JAKARTA. Film layar lebar buatan Indonesia semakin berkibar di negeri sendiri. Selama tahun 2016, tayangan sejumlah film buatan lokal di bioskop laris manis diserbu penonton. Lihat saja fenomena film Warkop DKI Reborn yang memecahkan rekor jumlah penonton terbanyak di dalam negeri. Film ini ditonton oleh sekitar 6,85 juta, dan menjadi rekor box office sepanjang sejarah film lokal. Secara umum, Ketua Asosiasi Perusahaan Film Indonesia (APFI) Ody Mulya Hidayat memperkirakan, jumlah penonton film lokal sepanjang tahun lalu lebih dari 35 juta atau naik 113% dibandingkan dengan tahun sebelumnya yang sekitar 16,2 juta.
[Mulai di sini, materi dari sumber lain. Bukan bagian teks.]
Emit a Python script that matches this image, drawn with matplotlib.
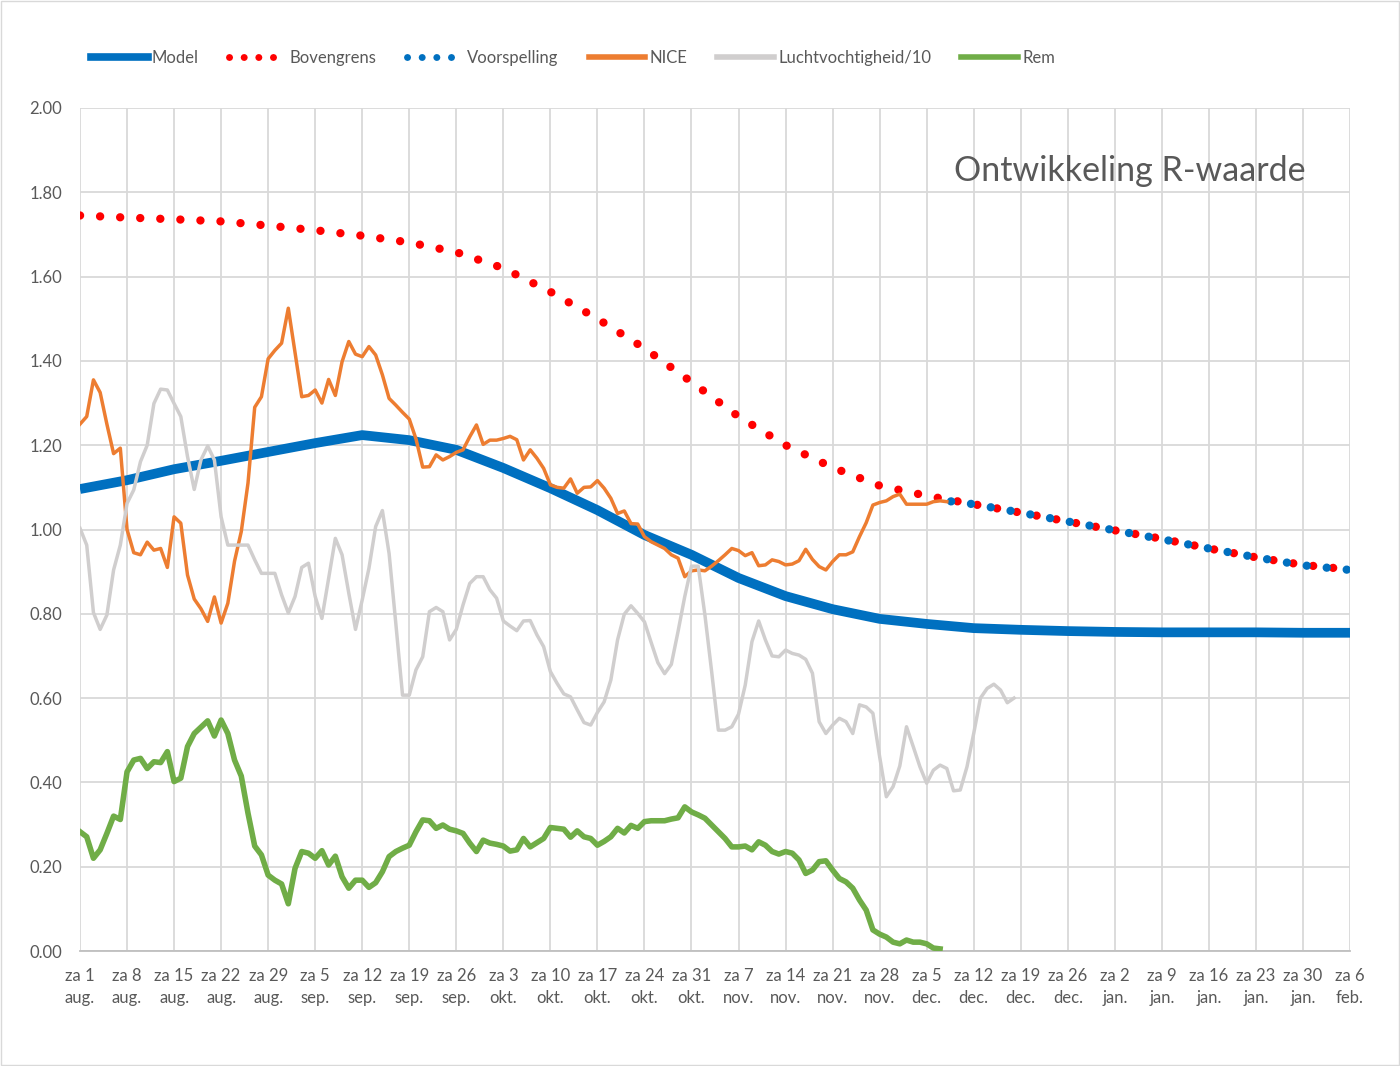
import numpy as np
import matplotlib.pyplot as plt
from matplotlib.lines import Line2D
from matplotlib.patches import Rectangle

plt.rcParams['font.family'] = ['Lato', 'DejaVu Sans']

# x ticks: every saturday from 1 aug up to 6 feb (day index 0..189)
tick_labels = ['za 1\naug.', 'za 8\naug.', 'za 15\naug.', 'za 22\naug.', 'za 29\naug.',
               'za 5\nsep.', 'za 12\nsep.', 'za 19\nsep.', 'za 26\nsep.',
               'za 3\nokt.', 'za 10\nokt.', 'za 17\nokt.', 'za 24\nokt.', 'za 31\nokt.',
               'za 7\nnov.', 'za 14\nnov.', 'za 21\nnov.', 'za 28\nnov.',
               'za 5\ndec.', 'za 12\ndec.', 'za 19\ndec.', 'za 26\ndec.',
               'za 2\njan.', 'za 9\njan.', 'za 16\njan.', 'za 23\njan.', 'za 30\njan.',
               'za 6\nfeb.']

# weekly values
week_days = np.arange(0, 190, 7)
model = [1.096, 1.117, 1.143, 1.163, 1.184, 1.205, 1.224, 1.212, 1.189, 1.146,
         1.098, 1.046, 0.987, 0.940, 0.885, 0.842, 0.811, 0.788, 0.776, 0.766,
         0.762, 0.759, 0.757, 0.756, 0.756, 0.756, 0.755, 0.755]
bovengrens = [1.745, 1.740, 1.736, 1.731, 1.721, 1.710, 1.697, 1.681, 1.658, 1.620,
              1.564, 1.500, 1.430, 1.350, 1.268, 1.200, 1.147, 1.104, 1.080, 1.060,
              1.040, 1.019, 0.998, 0.978, 0.955, 0.934, 0.916, 0.905]

voorspelling_days = [129, 133, 140, 147, 154, 161, 168, 175, 182, 189]
voorspelling = [1.068, 1.060, 1.040, 1.019, 0.998, 0.977, 0.955, 0.934, 0.915, 0.904]

# daily values
nice = [1.250, 1.268, 1.355, 1.325, 1.250, 1.180, 1.193, 1.000, 0.945, 0.940,
        0.970, 0.951, 0.955, 0.910, 1.030, 1.015, 0.892, 0.835, 0.812, 0.782,
        0.840, 0.778, 0.825, 0.925, 0.995, 1.110, 1.290, 1.315, 1.405, 1.425,
        1.442, 1.525, 1.420, 1.315, 1.318, 1.331, 1.300, 1.356, 1.318, 1.398,
        1.446, 1.416, 1.410, 1.434, 1.414, 1.367, 1.311, 1.295, 1.278, 1.262,
        1.215, 1.148, 1.149, 1.177, 1.165, 1.173, 1.183, 1.189, 1.220, 1.248,
        1.202, 1.212, 1.212, 1.216, 1.221, 1.213, 1.165, 1.189, 1.169, 1.145,
        1.106, 1.100, 1.098, 1.120, 1.086, 1.100, 1.101, 1.116, 1.098, 1.074,
        1.038, 1.044, 1.014, 1.013, 0.983, 0.971, 0.963, 0.955, 0.940, 0.932,
        0.888, 0.902, 0.904, 0.902, 0.913, 0.926, 0.940, 0.955, 0.950, 0.938,
        0.945, 0.914, 0.916, 0.928, 0.924, 0.916, 0.918, 0.926, 0.953, 0.929,
        0.912, 0.904, 0.924, 0.940, 0.940, 0.947, 0.983, 1.016, 1.058, 1.064,
        1.068, 1.078, 1.084, 1.060, 1.060, 1.060, 1.060, 1.066, 1.068, 1.066]

luchtvochtigheid = [1.003, 0.963, 0.803, 0.763, 0.797, 0.904, 0.963, 1.062, 1.094, 1.161,
                    1.200, 1.299, 1.333, 1.331, 1.299, 1.268, 1.173, 1.095, 1.165, 1.198,
                    1.165, 1.030, 0.963, 0.963, 0.963, 0.963, 0.928, 0.896, 0.896, 0.896,
                    0.845, 0.802, 0.841, 0.910, 0.920, 0.841, 0.789, 0.884, 0.979, 0.940,
                    0.849, 0.763, 0.833, 0.908, 1.007, 1.045, 0.943, 0.777, 0.607, 0.607,
                    0.667, 0.698, 0.805, 0.815, 0.805, 0.738, 0.763, 0.821, 0.872, 0.888,
                    0.888, 0.857, 0.837, 0.783, 0.771, 0.760, 0.783, 0.784, 0.750, 0.722,
                    0.663, 0.635, 0.610, 0.603, 0.572, 0.542, 0.536, 0.566, 0.591, 0.643,
                    0.738, 0.799, 0.819, 0.801, 0.781, 0.732, 0.684, 0.658, 0.680, 0.758,
                    0.841, 0.913, 0.913, 0.797, 0.663, 0.524, 0.524, 0.532, 0.562, 0.631,
                    0.734, 0.783, 0.738, 0.700, 0.698, 0.714, 0.706, 0.702, 0.692, 0.659,
                    0.544, 0.516, 0.536, 0.552, 0.544, 0.516, 0.584, 0.579, 0.564, 0.461,
                    0.366, 0.390, 0.439, 0.532, 0.485, 0.437, 0.398, 0.429, 0.441, 0.433,
                    0.380, 0.382, 0.437, 0.516, 0.600, 0.623, 0.633, 0.619, 0.589, 0.600]

rem = [0.283, 0.271, 0.220, 0.240, 0.279, 0.320, 0.312, 0.425, 0.453, 0.457,
       0.433, 0.449, 0.447, 0.473, 0.402, 0.410, 0.485, 0.516, 0.531, 0.546,
       0.510, 0.548, 0.516, 0.453, 0.415, 0.327, 0.249, 0.228, 0.180, 0.168,
       0.159, 0.112, 0.196, 0.236, 0.232, 0.220, 0.238, 0.204, 0.225, 0.176,
       0.149, 0.168, 0.168, 0.151, 0.162, 0.188, 0.224, 0.236, 0.244, 0.251,
       0.283, 0.311, 0.309, 0.291, 0.299, 0.289, 0.285, 0.279, 0.256, 0.236,
       0.263, 0.256, 0.253, 0.249, 0.237, 0.240, 0.267, 0.247, 0.257, 0.267,
       0.293, 0.291, 0.289, 0.270, 0.285, 0.271, 0.267, 0.251, 0.260, 0.271,
       0.291, 0.280, 0.298, 0.291, 0.307, 0.309, 0.309, 0.309, 0.313, 0.316,
       0.342, 0.330, 0.323, 0.315, 0.299, 0.283, 0.267, 0.247, 0.247, 0.249,
       0.240, 0.259, 0.251, 0.236, 0.230, 0.236, 0.232, 0.216, 0.184, 0.192,
       0.212, 0.214, 0.192, 0.172, 0.164, 0.149, 0.121, 0.097, 0.050, 0.040,
       0.033, 0.021, 0.017, 0.026, 0.021, 0.021, 0.017, 0.007, 0.005]

c_blue = '#0070C0'
c_red = '#FF0000'
c_orange = '#ED7D31'
c_grey = '#D0CECE'
c_green = '#70AD47'
c_text = '#595959'
c_grid = '#D9D9D9'

fig = plt.figure(figsize=(14, 10.66), dpi=100)
ax = fig.add_axes([80/1400, 1-951/1066, 1270/1400, 843/1066])

ax.plot(week_days, model, color=c_blue, lw=7, solid_capstyle='butt', zorder=3)
ax.plot(week_days, bovengrens, color=c_red, lw=6, linestyle=(0, (0.01, 2.4)),
        dash_capstyle='round', zorder=4)
ax.plot(voorspelling_days, voorspelling, color=c_blue, lw=6, linestyle=(1.9, (0.01, 2.4)),
        dash_capstyle='round', zorder=5)
ax.plot(np.arange(len(nice)), nice, color=c_orange, lw=2.5, zorder=6)
ax.plot(np.arange(len(luchtvochtigheid)), luchtvochtigheid, color=c_grey, lw=2.5, zorder=7)
ax.plot(np.arange(len(rem)), rem, color=c_green, lw=4, zorder=8)

ax.set_xlim(0, 189)
ax.set_ylim(0, 2.0)
ax.set_xticks(week_days)
ax.set_xticklabels(tick_labels, fontsize=12, color=c_text, linespacing=1.5)
ax.set_yticks(np.arange(0, 2.01, 0.2))
ax.set_yticklabels(['%.2f' % v for v in np.arange(0, 2.01, 0.2)], fontsize=12, color=c_text)
ax.tick_params(length=0, pad=12)
ax.tick_params(axis='y', pad=13)
ax.grid(True, color=c_grid, lw=1.3)
ax.set_axisbelow(True)
for s in ['top', 'right', 'left']:
    ax.spines[s].set_visible(False)
ax.spines['bottom'].set_color('#BFBFBF')
ax.spines['bottom'].set_linewidth(1.3)

ax.text(0.965, 0.925, 'Ontwikkeling R-waarde', transform=ax.transAxes, ha='right',
        va='center', fontsize=24.5, color=c_text)

handles = [
    Line2D([], [], color=c_blue, lw=5.5),
    Line2D([], [], color=c_red, lw=5, linestyle=(0, (0.01, 2.1)), dash_capstyle='round'),
    Line2D([], [], color=c_blue, lw=5, linestyle=(0, (0.01, 2.1)), dash_capstyle='round'),
    Line2D([], [], color=c_orange, lw=4),
    Line2D([], [], color=c_grey, lw=4),
    Line2D([], [], color=c_green, lw=4),
]
labels = ['Model', 'Bovengrens', 'Voorspelling', 'NICE', 'Luchtvochtigheid/10', 'Rem']
leg = fig.legend(handles, labels, loc='center left', bbox_to_anchor=(76/1400, 1-58/1066),
                 ncol=6, frameon=False, fontsize=12, handlelength=3.4, handletextpad=0.25,
                 columnspacing=1.8, labelcolor=c_text)

fig.patches.append(Rectangle((0.001, 0.001), 0.998, 0.998, transform=fig.transFigure,
                             fill=False, edgecolor=c_grid, lw=1))

fig.savefig('out.png', dpi=100)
Hitungan KONTAN, jika harga tiket rata-rata Rp 25.000, nilai omzet film lokal sekitar Rp 875 miliar. Nah, tahun ini, Ody optimistis gairah film nasional masih kuat. Genre film yang berkembang masih seputar komedi, dan drama yang diangkat dari novel-novel ternama. Maklum genre inilah yang tepat dan disukai oleh masyarakat Indonesia. Raam Punjabi, Presiden Direktur dan Chief Executive Officer (CEO) PT Tripar Multivision Plus, menyatakan, film-film yang dirilis tahun ini akan banyak mendapatkan sambutan penonton. "Mudah-mudahan tahun ini jumlah penonton bisa tumbuh 50%," ungkapnya kepada KONTAN, Jumat (6/1). Tantangan industri film Apalagi para produser juga telah berkaca dari pengalaman membuat film di masa lalu. Waktu itu, film lokal tak berkembang akibat penulis naskah tidak mampu menghasilkan karakter yang menarik. Nah, tahun lalu, makin banyak film yang mampu menyajikan karakter yang kuat dan inspiratif. Meskipun prospek bisnis film masih positif, Ody dan Raam melihat tantangan perfilman nasional masih besar. Misalnya dari sisi permodalan dan menghasilkan cerita yang menarik. Modal ini penting lantaran dalam hitungan Raam, biaya memproduksi film terus meningkat. Persoalannya, semakin tinggi biaya produksi bukan jaminan kesuksesan film di pasaran. Sebagai gambaran, saat ini rata-rata biaya produksi sebuah film nasional Rp 4 miliar- Rp 20 miliar. Dengan modal produksi Rp 20 miliar, menurut hitungan Raam, diperlukan 1,5 juta penonton agar produsen film bisa balik modal. Sedangkan film berbiaya produksi Rp 4 miliar memerlukan 250.000 lebih penonton agar balik modal. Tantangan lain adalah niat pemerintah membuka 100% industri ini bagi investasi asing. Artinya investor asing bebas berbisnis di industri film dalam negeri. Pun demikian, Ketua Asosiasi Produser Film Indonesia (Aprofi) Fauzan Zidni menilai, pembukaan sektor perfilman bagi asing, tidak membuat produsen film khawatir. "Saya percaya banyak penonton Indonesia yang lebih memilih film produksi lokal karena kedekatan secara bahasa," ujarnya.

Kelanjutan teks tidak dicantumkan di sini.